So here is a question for you. Does the ubiquitous Code 0 and the blooper have anything in common? What kind of question is that you ask? Well stick around and I will explain. First let’s get to the blooper, we all remember those don’t we? Many thought that the blooper was invented by sailmakers to sell more sails and in a way it was. My former boss, a sailmaker by the name of Chris Bouzaid, many years ago when he was a cocky Kiwi sailing all over the world, came up with the idea. Chris and his crew were preparing for the Southern Cross Cup raced every two years off Sydney, Australia.
They were in Auckland training with some fellow Kiwis when the wind suddenly went light and they thought to set their “drifter” which was not attached to the headstay but was instead set free flying. The wind came aft and they decided to set a spinnaker. As they were taking the drifter down they eased the tack and the sheet to do so and to their amazement the sail just sat they pulling nicely. Best of all the speed went up.
Chris contacted the rules guru’s who after much deliberation could not find anything that prohibited the sail from being legal. It was a headsail after all and measured as such. The following weekend before heading to Sydney, Chris and his crew went out and tested a larger version which by now they were calling a shooter. He built one for each of the Kiwi boats racing in Sydney and the next week they showed up for the regatta. The rest, as they say, is history. Despite a total uproar when they revealed their “little secret” and a huge effort to get the team disqualified, in the end the rules committee found that the sail was legal. The New Zealand team of Pathfinder, Runaway and Waianiwa finished the race in first, second and third on corrected time and they won the Southern Cross Cup by the largest margin on points, a record that has never been equaled or beaten.
Somewhere along the way the shooter was renamed the blooper and became very popular on all classes of boats. In 1981 I was racing aboard the American entry Scaramouche in the Sardinia Cup in Italy as foredeck rat and was introduced to another very cocky Kiwi by the name of Chris Dickson who was to skipper the boat. Dickson’s Dad Roy was the navigator on Chris Bouzaid’s boat and it was Bouzaid who recruited Dickson to helm Scaramouche. I think that I am right in saying this that Scaramouche was the only “old” boat in the regatta, but with Dickson’s brilliance we finished second overall against an international fleet of over 50 boats.

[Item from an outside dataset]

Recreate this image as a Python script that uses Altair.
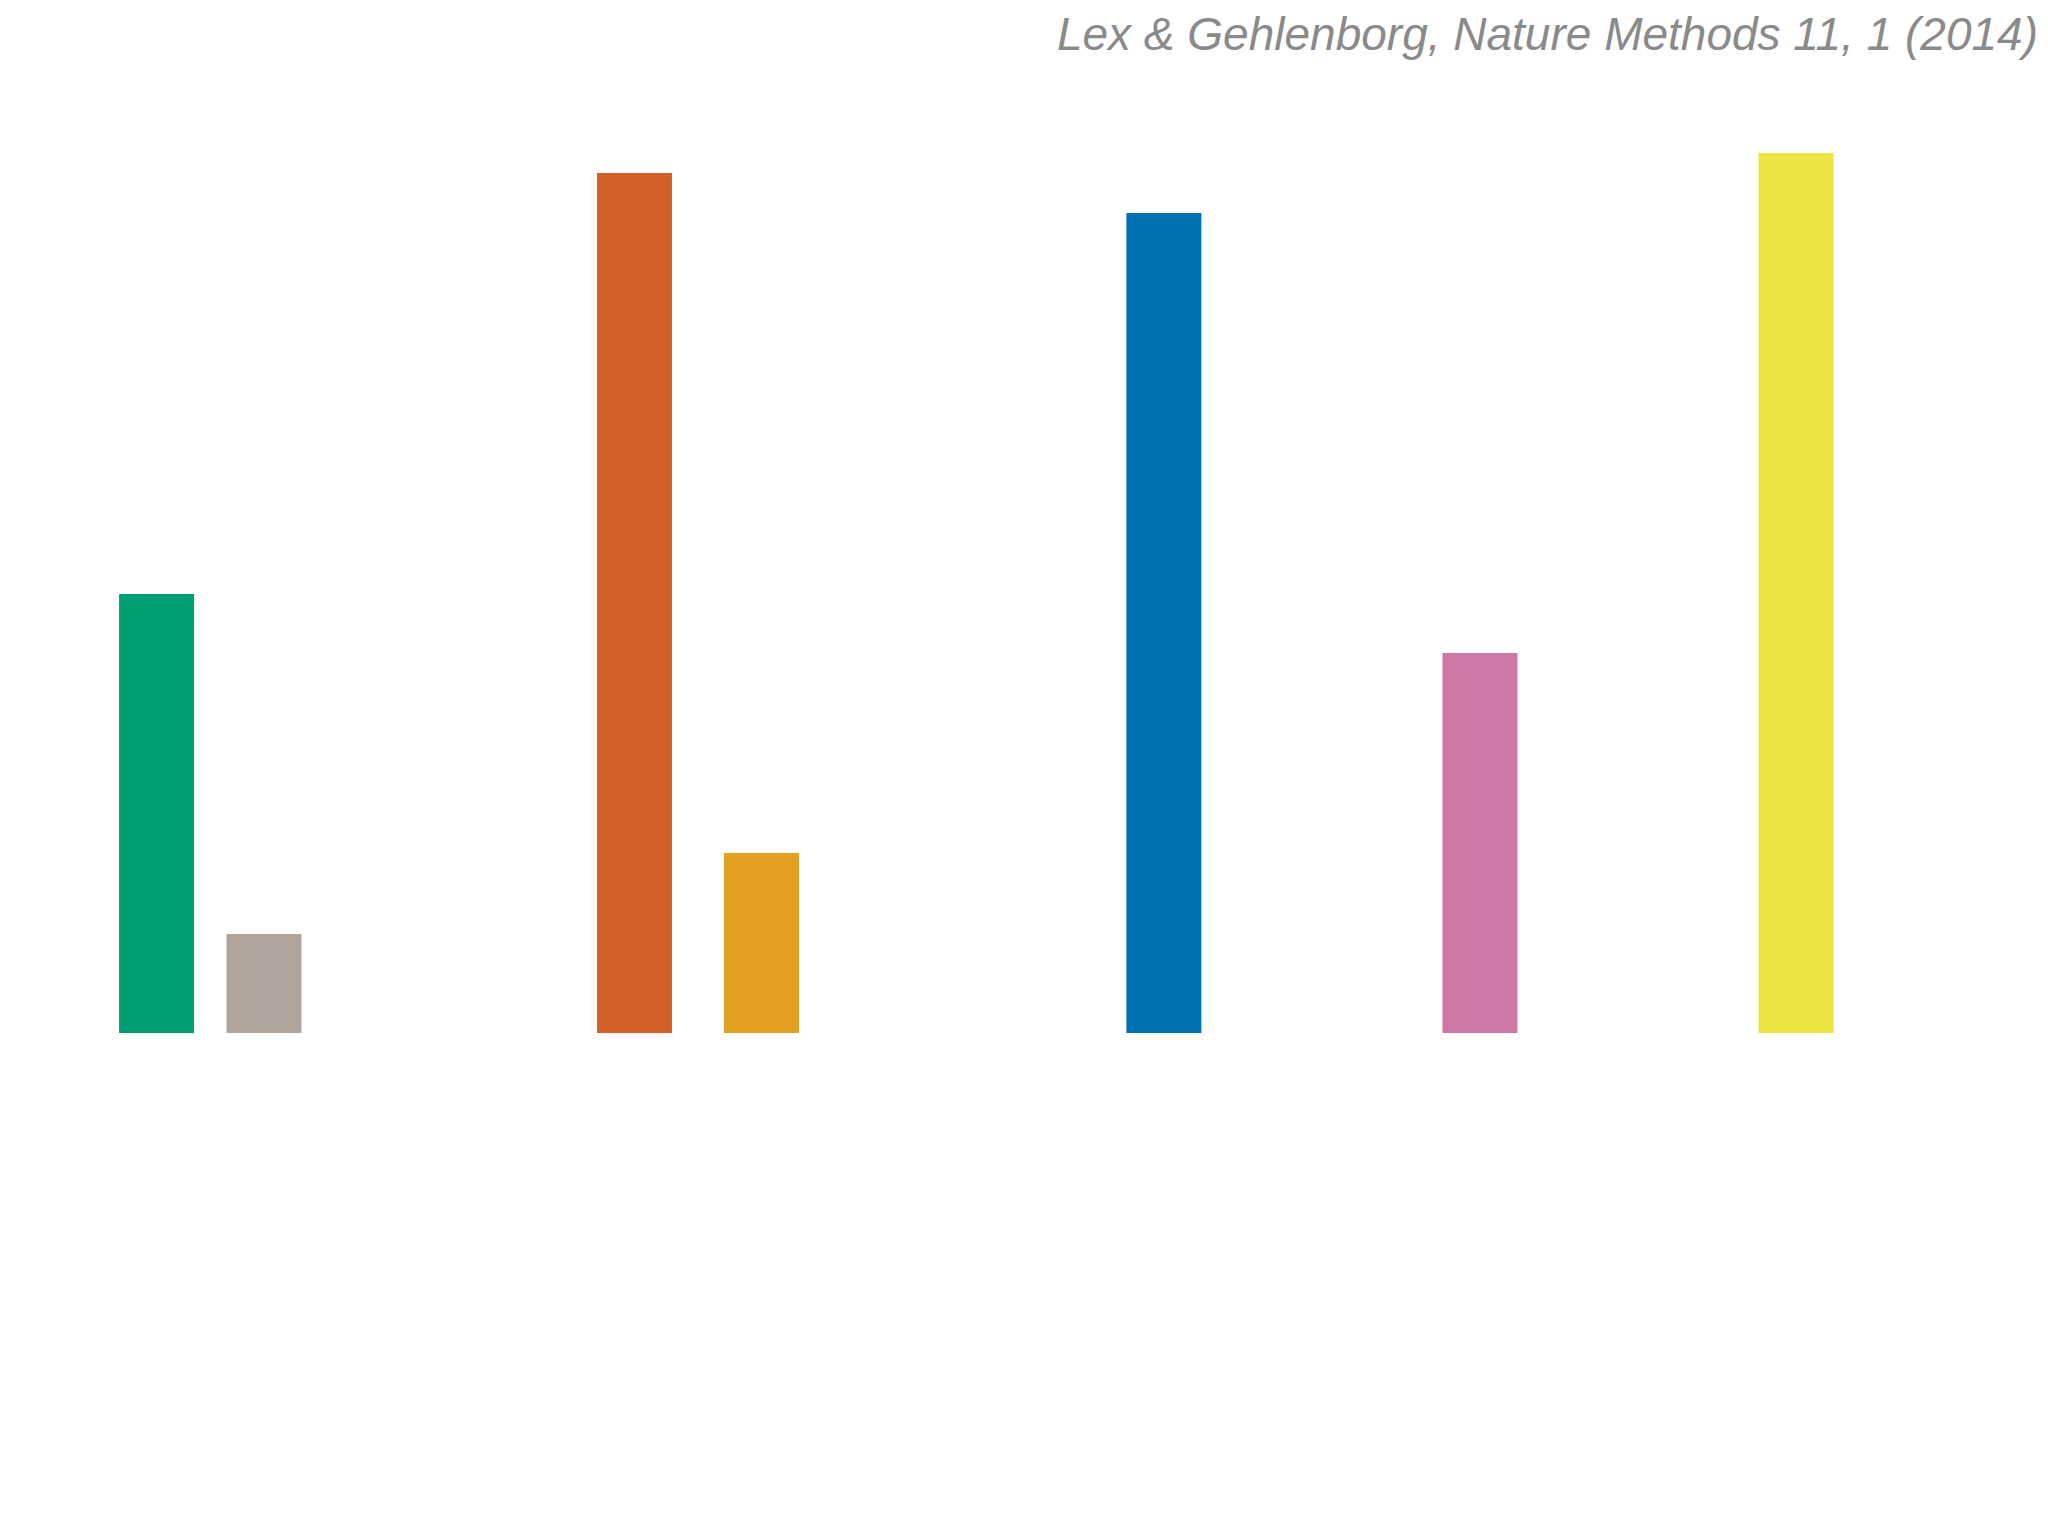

Fast forward 12 years and Chris Dickson is on board his Whitbread 60 Tokio about to start the 1993/94 Whitbread Round the World Race. It’s the day before the race start and he unveiled his own “little secret.” It was a spinnaker that had a sacrificial piece of netting running the length of the leech. When the sail was sheeted on the netting just curled up allowing Dickson to use the sail pretty much as a headsail. The Whitbread 60’s were a new class created for the race that year and the rules stated that the boats were allowed to carry up to two mainsails, seven jibs – including a heavy-weather jib – and eight spinnakers. Chris had done an end run around the rules. His sail had a girth of 75% meaning that it should have measured as a spinnaker even though it was going to be used as a headsail. In the end the rules council won the day deeming the sail to be a headsail which would have given Tokio an advantage in certain sailing conditions, and therefore they deemed the sail to be illegal and it was left on the dock.
While Chris might have been prevented from using his “secret weapon” in the Whitbread he had inadvertently started a new revolution in sailmaking. He had invented the Code 0 which we now see on almost all boats out there, both racing and cruising. Originally Code 0’s were designed to qualify as spinnakers under various rating rules which require the mid-girth to be 75% of the foot length, but their use and design has evolved over time and along with these changes so too have the rating rules. The sail is still set free of the headstay, in other words flying free like a spinnaker, but they can be used to sail very close to the wind, not unlike a headsail. Where they are especially useful is on boats where the rules do not allow overlapping headsails. Ie: a Whitbread 60…:)
So back to my original question. What do bloopers and Code 0’s have in common? They both came about as a way to circumvent rules. The Blooper was really just a spinnaker masquerading as a headsail while the Code 0 was a headsail masquerading as a spinnaker. The good news is that bloopers are gone. The good news is that the Code 0 was invented. All good I say. – Brian Hancock.